S2B Posted September 29 Posted September 29 (edited) I would tell her. She may or may not want to know. but providing real info to her allows her to know what’s real. then a decision on her part will be made… and that doesn’t involve you. but since he lied and tricked you - I say yes, tell her. how did you find out for sure he was married? Edited September 29 by S2B
Author Positivevibesonly Posted September 30 Author Posted September 30 I found out because I found his wife’s Instagram and he was all over it. Pictures and videos when he said he was travelling for work and talking to be me on the side. I still feel so stupid to be fooled into believing even though everyday my gut was saying something doesn’t add up. I don’t want to be dragged in their family drama so will send an anonymous email that he is doing this with women - fyi, proof or no proof she can do the investigation herself if she needs to and get STI tested. not sure still how best to do this. 1
stillafool Posted September 30 Posted September 30 I say tell her but he's just going to tell her that you're a bunny boiler who has been after him forever and is only telling her this lie because he rejected you. That's how it will all go down. He sounds like a MM who does this to women for kicks and has his excuses on the tip of his tongue.

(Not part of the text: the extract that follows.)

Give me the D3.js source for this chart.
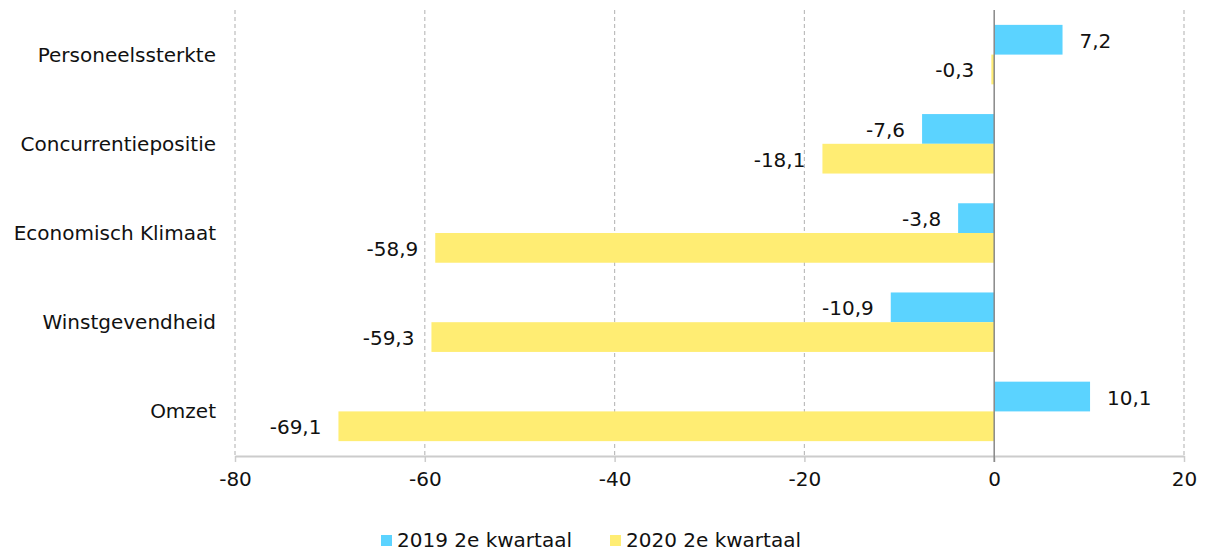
<!DOCTYPE html>
<html lang="nl">
<head>
<meta charset="utf-8">
<style>
body { margin: 0; background: #fff; }
text { font-family: "DejaVu Sans", sans-serif; fill: #111; }
</style>
</head>
<body>
<svg width="1206" height="552"></svg>
<script src="https://cdn.jsdelivr.net/npm/d3@7/dist/d3.min.js"></script>
<script>
var categories = ["Personeelssterkte", "Concurrentiepositie", "Economisch Klimaat", "Winstgevendheid", "Omzet"];
var seriesNames = ["2019 2e kwartaal", "2020 2e kwartaal"];
var values2019 = [7.2, -7.6, -3.8, -10.9, 10.1];
var values2020 = [-0.3, -18.1, -58.9, -59.3, -69.1];
var xTicks = [-80, -60, -40, -20, 0, 20];
var colors = ["#5bd3ff", "#ffed73"];

var svg = d3.select("svg");
var plotLeft = 235, plotRight = 1184, plotTop = 10, plotBottom = 456;

var x = d3.scaleLinear().domain([-80, 20]).range([plotLeft, plotRight]);
var y = d3.scaleBand().domain(categories).range([plotTop, plotBottom]);
var ys = d3.scaleBand().domain(seriesNames).range([0, y.bandwidth()]).paddingOuter(0.5);

var fmt = function (v) { return d3.format(".1f")(v).replace(".", ",").replace("\u2212", "-"); };

// gridlines
svg.append("g").selectAll("line")
    .data(xTicks.filter(function (t) { return t !== 0; }))
    .join("line")
    .attr("x1", function (d) { return x(d); })
    .attr("x2", function (d) { return x(d); })
    .attr("y1", plotTop)
    .attr("y2", plotBottom)
    .attr("stroke", "#bdbdbd")
    .attr("stroke-width", 1.2)
    .attr("stroke-dasharray", "4,3");

// x axis
var xAxis = svg.append("g")
    .attr("transform", "translate(0," + plotBottom + ")")
    .call(d3.axisBottom(x).tickValues(xTicks).tickFormat(function (d) { return String(d); })
        .tickSize(6).tickPadding(10).tickSizeOuter(0));
xAxis.select(".domain").attr("stroke", "#ccc").attr("stroke-width", 2);
xAxis.selectAll(".tick line").attr("stroke", "#ccc").attr("stroke-width", 1.5);
xAxis.selectAll(".tick text").attr("font-size", 20).attr("font-family", "DejaVu Sans").attr("fill", "#111");

// bars
var flat = [];
categories.forEach(function (c, i) {
    flat.push({ cat: c, s: seriesNames[0], v: values2019[i], color: colors[0] });
    flat.push({ cat: c, s: seriesNames[1], v: values2020[i], color: colors[1] });
});

svg.append("g").selectAll("rect")
    .data(flat)
    .join("rect")
    .attr("x", function (d) { return x(Math.min(0, d.v)); })
    .attr("width", function (d) { return Math.abs(x(d.v) - x(0)); })
    .attr("y", function (d) { return y(d.cat) + ys(d.s); })
    .attr("height", ys.bandwidth())
    .attr("fill", function (d) { return d.color; });

// zero line
svg.append("line")
    .attr("x1", x(0)).attr("x2", x(0))
    .attr("y1", plotTop).attr("y2", plotBottom + 6)
    .attr("stroke", "#888")
    .attr("stroke-width", 1.5);

// value labels
svg.append("g").selectAll("text")
    .data(flat)
    .join("text")
    .attr("x", function (d) { return d.v >= 0 ? x(d.v) + 17 : x(d.v) - 17; })
    .attr("y", function (d) { return y(d.cat) + ys(d.s) + ys.bandwidth() / 2 + 1; })
    .attr("dy", "0.35em")
    .attr("text-anchor", function (d) { return d.v >= 0 ? "start" : "end"; })
    .attr("font-size", 20)
    .text(function (d) { return fmt(d.v); });

// category labels
svg.append("g").selectAll("text")
    .data(categories)
    .join("text")
    .attr("x", plotLeft - 19)
    .attr("y", function (d) { return y(d) + y.bandwidth() / 2; })
    .attr("dy", "0.35em")
    .attr("text-anchor", "end")
    .attr("font-size", 20)
    .text(function (d) { return d; });

// legend
var legendX = [381, 610];
var legend = svg.append("g").selectAll("g")
    .data(seriesNames)
    .join("g")
    .attr("transform", function (d, i) { return "translate(" + legendX[i] + ",540)"; });
legend.append("rect")
    .attr("x", 0).attr("y", -5)
    .attr("width", 11).attr("height", 11)
    .attr("fill", function (d, i) { return colors[i]; });
legend.append("text")
    .attr("x", 16)
    .attr("y", 0)
    .attr("dy", "0.35em")
    .attr("font-size", 20)
    .text(function (d) { return d; });
</script>
</body>
</html>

Author Positivevibesonly Posted September 30 Author Posted September 30 You are right, he was an effortless liar, to me the wife was his mum and anytime he couldn’t chat he would say mum is keeping me busy and 1000’s of other lies. so I’m 100% sure he has web of lies all ready if someone ever exposes him. a big part of me also think I’m out of the mess why would I care- there are 7+ billion people in this world and I can’t check and punish everyone’s moral compass and destroy my peace more than it already has. Im still not sure, the emotions come and go like waves. most of you so far have told me let her know, so I’m inclined towards that
Author Positivevibesonly Posted September 30 Author Posted September 30 @Sanch62 well that also drags my name into filth, I’m a single parent with a respectable job so wouldn’t want anything associated with my name. i did think about informing his employer as he does boast about being a very senior exec blah blah probably part of the MO to lure women. could I inform his employer anonymously though.
basil67 Posted September 30 Posted September 30 53 minutes ago, Positivevibesonly said: i did think about informing his employer as he does boast about being a very senior exec blah blah probably part of the MO to lure women. could I inform his employer anonymously though. His extra-curricular activities are not related to his job. And it's certainly not a firing offence 2
S2B Posted September 30 Posted September 30 (edited) I think informing his wife is the way to go. What she does with the info is up to her. create an anonymous email. A month after sending the info - close it. Edited September 30 by S2B
stillafool Posted September 30 Posted September 30 2 hours ago, Positivevibesonly said: @Sanch62 well that also drags my name into filth, I’m a single parent with a respectable job so wouldn’t want anything associated with my name. i did think about informing his employer as he does boast about being a very senior exec blah blah probably part of the MO to lure women. could I inform his employer anonymously though. I thought you didn't want to tell his wife because you want revenge but just for girl code. Telling his boss trying to get him fired is vengeful. You are trying to hurt him. You would do best to lick your wounds and move on if revenge is your purpose. That never ends well.
ExpatInItaly Posted October 1 Posted October 1 8 hours ago, Positivevibesonly said: could I inform his employer anonymously though. What do you teally think his employer would do about that? His personal life is not their business. It's not like they're going to haul him into HR and tell him, "Look sir, an anonymous woman informed us that you are cheating on your wife. Please clear you desk and security will escort you out." They likely would think you're nuts, and even if they didn't, having an affair in one's personal life isn't generally grounds for termination from one's job. It would be a futile effort to get back at him, because it won't go anywhere. 1
Author Positivevibesonly Posted October 1 Author Posted October 1 Honestly Im not going to tell anyone- but these are definitely thoughts which are coming as waves when I feel hurt, cheated, disrespected. for more context, I’m single because of widowhood and he very well knew about it and I told him I’m still raw and healing from my trauma and he said all the right things to keep me interested. I think all my feelings are valid and I need time to heal. unfortunately my healing is slower than I would like. But hey ho that’s just life I guess! there is a bigger lesson for me to learn and work on myself tbh
ExpatInItaly Posted October 2 Posted October 2 I'm sorry for your loss. It sounds like you really need to take time to heal, yes. In your vulnerable spot, the wrong people will take advantage and you are much more likely to get attached to someone too quickly. The fact that you were already having unsafe sex when you only dated a month is concerning, and indicates you weren't using your best judgment. We are less likely to make such choices when we're in emotionally-stronger places. Chalk this one up to a learning experience and take care of yourself as you continue to heal. 1
Author Positivevibesonly Posted October 5 Author Posted October 5 (edited) Thanks for all your messages- I’ve decided to let his wife know anonymously. As we met on a dating/hook up site( he had his pictures on there), I’ll me mentioning that I saw him on this site and know from other he is active on Xyz site with pictures of him. Rest is for her to figure out. But definitely ask her to get STD tested. Edited October 5 by Positivevibesonly 1
stillafool Posted October 6 Posted October 6 Are you sure if you do tell his wife that he won't figure out it was you and retaliate in some way that could harm you? You never know what a person will do when their way of life is threatened. You only knew him a month.